His father's profession, a Brazilian diplomat, allowed Horta to live in different countries and cities, including Brasília and Rio de Janeiro. From his mother he inherited a connection with the Aladdin's story. 'My mother from Belém do Pará was an orphan. She was the one that told me the story of Aladdin, the first I can remember. I was curious about how something [Arab] that does not exist [in writing] in Arabic could emerge for the first time in French. That was a mystery to me,' said Horta to ANBA.

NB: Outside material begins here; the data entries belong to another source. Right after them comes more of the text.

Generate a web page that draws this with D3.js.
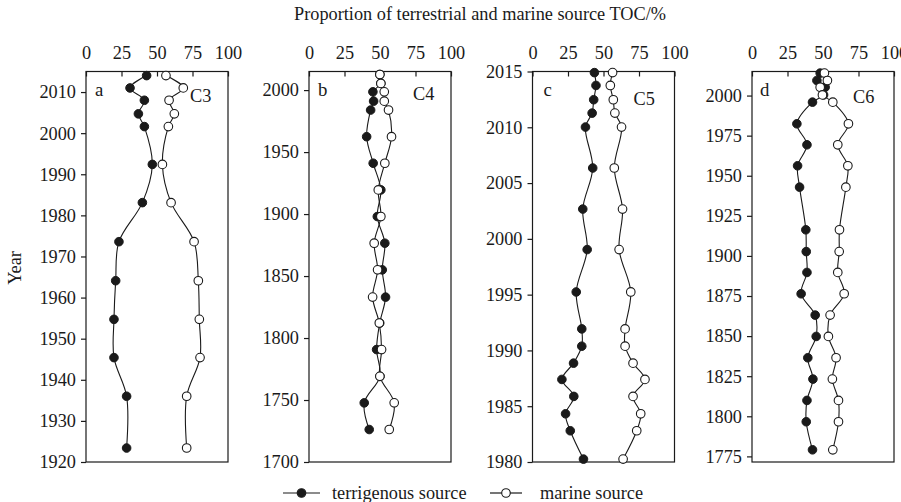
<!DOCTYPE html>
<html><head><meta charset="utf-8">
<script src="https://cdn.jsdelivr.net/npm/d3@7"></script>
<style>
body{margin:0;background:#fff}
svg{display:block}
text{font-family:"Liberation Serif","Times New Roman",serif;fill:#1a1a1a}
</style>
</head><body><svg id="chart" width="901" height="502"></svg>
<script>
// ---- data ----
const xTicks = [0, 25, 50, 75, 100];

const yearsA  = [2014.0, 2011.0, 2008.0, 2004.7, 2001.6, 1992.4, 1983.1, 1973.6, 1964.1, 1954.7, 1945.4, 1936.0, 1923.4];
const terrA   = [42.7, 31.0, 41.1, 36.9, 41.1, 46.7, 39.7, 23.2, 20.9, 19.7, 19.7, 28.6, 28.6];
const marineA = [56.3, 68.5, 58.5, 62.2, 58.0, 53.8, 59.9, 76.1, 79.1, 79.8, 80.3, 70.9, 70.9];
const yTicksA = [1920, 1930, 1940, 1950, 1960, 1970, 1980, 1990, 2000, 2010];

const yearsB  = [2012.6, 2005.4, 1998.6, 1991.1, 1983.9, 1962.4, 1941.0, 1919.5, 1898.0, 1876.5, 1855.0, 1833.0, 1812.1, 1790.7, 1769.1, 1747.7, 1726.2];
const terrB   = [49.9, 50.6, 45.0, 45.5, 43.4, 40.6, 45.2, 50.6, 48.1, 53.4, 51.6, 53.9, 49.8, 47.6, 50.0, 38.9, 42.4];
const marineB = [49.9, 50.6, 53.0, 53.0, 56.0, 58.1, 53.4, 48.8, 50.6, 45.9, 48.3, 44.8, 49.5, 51.1, 49.9, 60.0, 56.5];
const yTicksB = [1700, 1750, 1800, 1850, 1900, 1950, 2000];

const yearsC  = [2014.9, 2013.75, 2012.47, 2011.27, 2010.02, 2006.35, 2002.67, 1999.04, 1995.24, 1991.93, 1990.38, 1988.86, 1987.4, 1985.88, 1984.32, 1982.8, 1980.26];
const terrC   = [43.6, 44.7, 43.1, 42.0, 37.3, 42.4, 35.4, 38.5, 30.8, 34.7, 34.7, 28.9, 20.7, 29.1, 23.3, 26.6, 35.9];
const marineC = [56.4, 54.8, 56.9, 58.0, 62.7, 57.6, 63.4, 61.0, 69.2, 65.2, 65.2, 70.8, 79.2, 70.8, 76.2, 73.4, 63.8];
const yTicksC = [1980, 1985, 1990, 1995, 2000, 2005, 2010, 2015];

const yearsD  = [2014.0, 2009.4, 2005.2, 2000.4, 1995.9, 1982.4, 1969.3, 1956.2, 1942.9, 1916.3, 1902.7, 1889.7, 1876.4, 1863.1, 1849.8, 1836.5, 1823.2, 1809.9, 1796.6, 1779.1];
const terrD   = [48.0, 45.7, 51.5, 50.4, 42.6, 31.6, 38.7, 32.1, 33.5, 37.9, 38.2, 38.7, 34.6, 44.5, 45.2, 39.3, 42.9, 38.7, 38.2, 42.6];
const marineD = [51.0, 53.1, 48.0, 49.6, 56.9, 67.9, 60.4, 67.5, 66.1, 61.6, 61.4, 60.4, 64.9, 55.0, 53.8, 59.2, 56.6, 60.9, 60.9, 56.9];
const yTicksD = [1775, 1800, 1825, 1850, 1875, 1900, 1925, 1950, 1975, 2000];

const panelLetters = ["a", "b", "c", "d"];
const coreNames = ["C3", "C4", "C5", "C6"];
const yDomains = [[1920, 2015], [1700, 2015], [1980, 2015], [1771.5, 2015]];
const seriesNames = ["terrigenous source", "marine source"];
const titleText = "Proportion of terrestrial and marine source TOC/%";
const yTitle = "Year";

// ---- layout ----
const svg = d3.select("#chart");
const ink = "#1a1a1a";
const FS = 18.3;
const plotTop = 71.5, plotBottom = 462, pw = 142;
const lefts = [86, 309, 532.5, 752];
const letterDx = [9, 9, 11, 8];
const coreDx = [104, 104, 101, 101];
const coreDy = [30.5, 28.5, 33.5, 31.5];
const R = 4.3;

const panels = [
  {years: yearsA, terr: terrA, mar: marineA, ticks: yTicksA},
  {years: yearsB, terr: terrB, mar: marineB, ticks: yTicksB},
  {years: yearsC, terr: terrC, mar: marineC, ticks: yTicksC},
  {years: yearsD, terr: terrD, mar: marineD, ticks: yTicksD}
];

panels.forEach((p, i) => {
  const L = lefts[i];
  const x = d3.scaleLinear().domain([0, 100]).range([L, L + pw]);
  const y = d3.scaleLinear().domain(yDomains[i]).range([plotBottom, plotTop]);
  const g = svg.append("g");

  g.append("rect").attr("x", L).attr("y", plotTop).attr("width", pw).attr("height", plotBottom - plotTop)
    .attr("fill", "none").attr("stroke", ink).attr("stroke-width", 1.2);

  const ax = g.append("g").attr("transform", `translate(0,${plotTop})`)
    .call(d3.axisTop(x).tickValues(xTicks).tickSizeInner(-5).tickSizeOuter(0).tickPadding(13));
  const ay = g.append("g").attr("transform", `translate(${L},0)`)
    .call(d3.axisLeft(y).tickValues(p.ticks).tickFormat(d3.format("d")).tickSizeInner(5).tickSizeOuter(0).tickPadding(5));
  [ax, ay].forEach(a => {
    a.select(".domain").remove();
    a.selectAll("line").attr("stroke", ink).attr("stroke-width", 1.2);
    a.selectAll("text").attr("font-size", FS).attr("font-family", '"Liberation Serif","Times New Roman",serif').attr("fill", ink);
  });

  const terrPts = p.years.map((yr, k) => [p.terr[k], yr]);
  const marPts = p.years.map((yr, k) => [p.mar[k], yr]);
  const line = d3.line().x(d => x(d[0])).y(d => y(d[1])).curve(d3.curveCatmullRom.alpha(0.5));

  g.append("path").attr("d", line(terrPts)).attr("fill", "none").attr("stroke", ink).attr("stroke-width", 1.1);
  g.append("path").attr("d", line(marPts)).attr("fill", "none").attr("stroke", ink).attr("stroke-width", 1.1);
  g.selectAll(".t").data(terrPts).enter().append("circle")
    .attr("cx", d => x(d[0])).attr("cy", d => y(d[1])).attr("r", R).attr("fill", ink).attr("stroke", ink).attr("stroke-width", 1);
  g.selectAll(".m").data(marPts).enter().append("circle")
    .attr("cx", d => x(d[0])).attr("cy", d => y(d[1])).attr("r", R).attr("fill", "#fff").attr("stroke", ink).attr("stroke-width", 1.1);

  g.append("text").attr("x", L + letterDx[i]).attr("y", plotTop + 24).attr("font-size", FS + 0.5).text(panelLetters[i]);
  g.append("text").attr("x", L + coreDx[i]).attr("y", plotTop + coreDy[i]).attr("font-size", FS).text(coreNames[i]);
});

svg.append("text").attr("x", 480).attr("y", 20).attr("text-anchor", "middle").attr("font-size", FS).text(titleText);
svg.append("text").attr("transform", "translate(21,268) rotate(-90)").attr("text-anchor", "middle").attr("font-size", FS).text(yTitle);

const lg = svg.append("g");
const legY = 493;
const legItems = [
  {x0: 283, x1: 320, tx: 332, fill: ink},
  {x0: 490, x1: 522, tx: 540, fill: "#fff"}
];
legItems.forEach((it, k) => {
  lg.append("line").attr("x1", it.x0).attr("x2", it.x1).attr("y1", legY).attr("y2", legY).attr("stroke", ink).attr("stroke-width", 1.2);
  lg.append("circle").attr("cx", (it.x0 + it.x1) / 2).attr("cy", legY).attr("r", R).attr("fill", it.fill).attr("stroke", ink).attr("stroke-width", 1.1);
  lg.append("text").attr("x", it.tx).attr("y", legY + 6).attr("font-size", FS).text(seriesNames[k]);
});
</script>
</body></html>
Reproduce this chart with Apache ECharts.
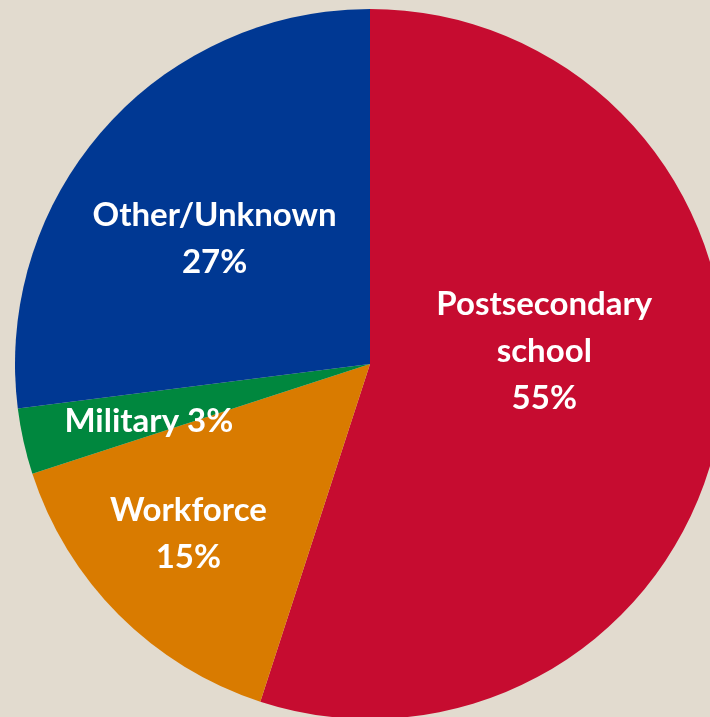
<!DOCTYPE html>
<html>
<head>
<meta charset="utf-8">
<script src="https://cdn.jsdelivr.net/npm/echarts@6/dist/echarts.min.js"></script>
<style>
  html, body { margin: 0; padding: 0; background: #e2dbcf; }
  #chart { width: 710px; height: 717px; }
</style>
</head>
<body>
<div id="chart"></div>
<script>
// slice data, clockwise from the top
var categories = ['Postsecondary\nschool', 'Workforce', 'Military', 'Other/Unknown'];
var values = [55, 15, 3, 27];
var colors = ['#c60c30', '#d97b00', '#00873e', '#003893'];
// label nudges so text sits where the original put it
var labelOffsets = [[-4, -41], [-54, 42], [-45, 18], [-20, -6]];
var labelFormats = ['{b}\n{c}%', '{b}\n{c}%', '{b} {c}%', '{b}\n{c}%'];

var data = categories.map(function (name, i) {
  return {
    name: name,
    value: values[i],
    itemStyle: { color: colors[i] },
    label: { offset: labelOffsets[i], formatter: labelFormats[i] }
  };
});

var option = {
  backgroundColor: '#e2dbcf',
  animation: false,
  series: [
    {
      type: 'pie',
      center: [370, 364],
      radius: [0, 355],
      startAngle: 90,
      clockwise: true,
      itemStyle: { borderWidth: 0 },
      label: {
        show: true,
        position: 'inside',
        color: '#ffffff',
        fontFamily: 'Lato',
        fontWeight: 'bold',
        fontSize: 33,
        lineHeight: 47,
        align: 'center'
      },
      labelLine: { show: false },
      data: data
    }
  ]
};

var myChart = echarts.init(document.getElementById('chart'));
myChart.setOption(option);
</script>
</body>
</html>
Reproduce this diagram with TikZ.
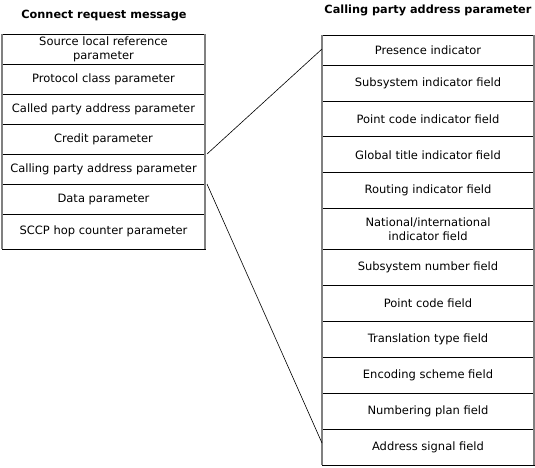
\documentclass[tikz,border=0pt]{standalone}
\usepackage{fontspec}
\setmainfont{DejaVu Sans}
\usetikzlibrary{positioning}

\begin{document}
\begin{tikzpicture}[
  x=1pt, y=-1pt,
  every node/.style={font=\fontsize{11.5}{14}\selectfont},
  cell/.style={draw=black, line width=0.7pt, minimum width=203pt,
               minimum height=30pt, inner sep=0pt, outer sep=0pt,
               align=center},
  field/.style={cell, minimum width=212pt, minimum height=35.9pt},
  heading/.style={font=\bfseries\fontsize{11.3}{13}\selectfont},
  frame/.style={draw=gray, line width=1.6pt},
  link/.style={draw=black, line width=0.6pt},
  node distance=0pt
]
\useasboundingbox (0,0) rectangle (535,467);

% connect request message
\node[heading] (msgtitle) at (104,16) {Connect request message};
\node[cell, anchor=north] (srcref) at (103.5,34)
  {Source local reference\\parameter};
\node[cell, below=of srcref] (proto) {Protocol class parameter};
\node[cell, below=of proto] (called) {Called party address parameter};
\node[cell, below=of called] (credit) {Credit parameter};
\node[cell, below=of credit] (calling) {Calling party address parameter};
\node[cell, below=of calling] (data) {Data parameter};
\node[cell, below=of data, minimum height=35pt] (hop)
  {SCCP hop counter parameter};
\draw[frame] (srcref.north west) -- (hop.south west);
\draw[frame] (srcref.north east) -- (hop.south east);

% calling party address parameter
\node[heading, anchor=east] (cgtitle) at (535,10)
  {Calling party address parameter};
\node[field, anchor=north, minimum height=30pt] (pres) at (428,35)
  {Presence indicator};
\node[field, below=of pres] (ssi) {Subsystem indicator field};
\node[field, below=of ssi] (pci) {Point code indicator field};
\node[field, below=of pci] (gti) {Global title indicator field};
\node[field, below=of gti] (route) {Routing indicator field};
\node[field, below=of route, minimum height=41pt] (natint)
  {National/international\\indicator field};
\node[field, below=of natint] (ssn) {Subsystem number field};
\node[field, below=of ssn] (pc) {Point code field};
\node[field, below=of pc] (tt) {Translation type field};
\node[field, below=of tt] (enc) {Encoding scheme field};
\node[field, below=of enc] (np) {Numbering plan field};
\node[field, below=of np] (addr) {Address signal field};
\draw[frame] (pres.north west) -- (addr.south west);
\draw[frame] (pres.north east) -- (addr.south east);

% zoom lines
\draw[link] ([xshift=2pt]calling.north east) -- ([yshift=1pt]pres.west);
\draw[link] ([xshift=2pt]calling.south east) -- ([yshift=4pt]addr.west);
\end{tikzpicture}
\end{document}
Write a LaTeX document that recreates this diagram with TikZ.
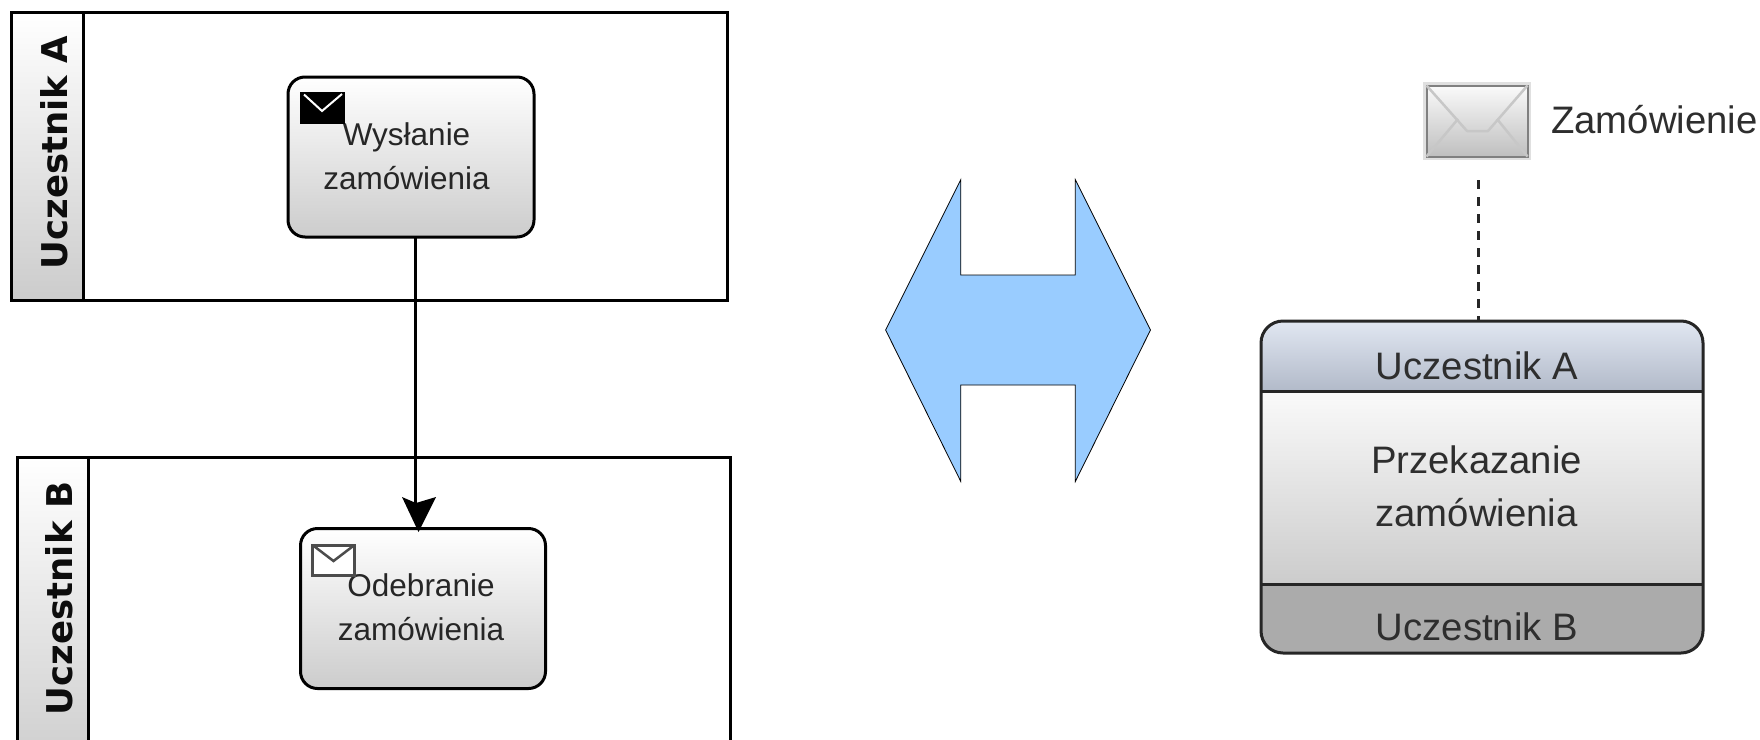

Paulo is a Literature professor at New York University and is specialized in 'Arabia Nights'
Paulo became a Literature professor at New York University (NYU) in Abu Dhabi, where he has taught for seven years. During his research, Horta found the journals of the French translators of the book, where they reveal their true sources. The discovery led him to publish the book 'Marvellous Thieves – Secret Authors of the Arabian Nights,' and this year he edited a new version of the original tale of Aladdin (excerpt of the book cover pictured above). He edited the English translation from the French, while the Portuguese edition in Brazil that was published in May has his organization, introduction and a new preface.
The discover of the active participation of an Arab in the story creation is the main reason for the publication. 'The translation took the character of an Arab traveler. The great breakthrough is that we had always thought that most of the literary value had come from the French. Now we know that a great deal of it comes from the Syrian traveler Hanna Diyab. It is not just a French dream about the Arab world. Maybe it is an Arab dream about the French world. Whether he came up with that story, he chose it. It was shared by a teller of stories we didn't know,' Horta said.
To unravel the mystery, Paulo Horta resorted to the journal of Hanna Diyab, who wrote about his encounter with 'an old man who needed stories.' In the same lines, in his journal, Galland mentioned having heard the story of Aladdin from Diyab. Therefore, with the addition of stories told by the Syrian, the French translator could conclude 'Arabian Nights,' which had only 40 stories from the original Arabic manuscript, lasting only 280 nights. 'But he never mentioned Hanna when the story was published,' said the professor, who founded the missing piece, the Syrian's journal, in the Vatican.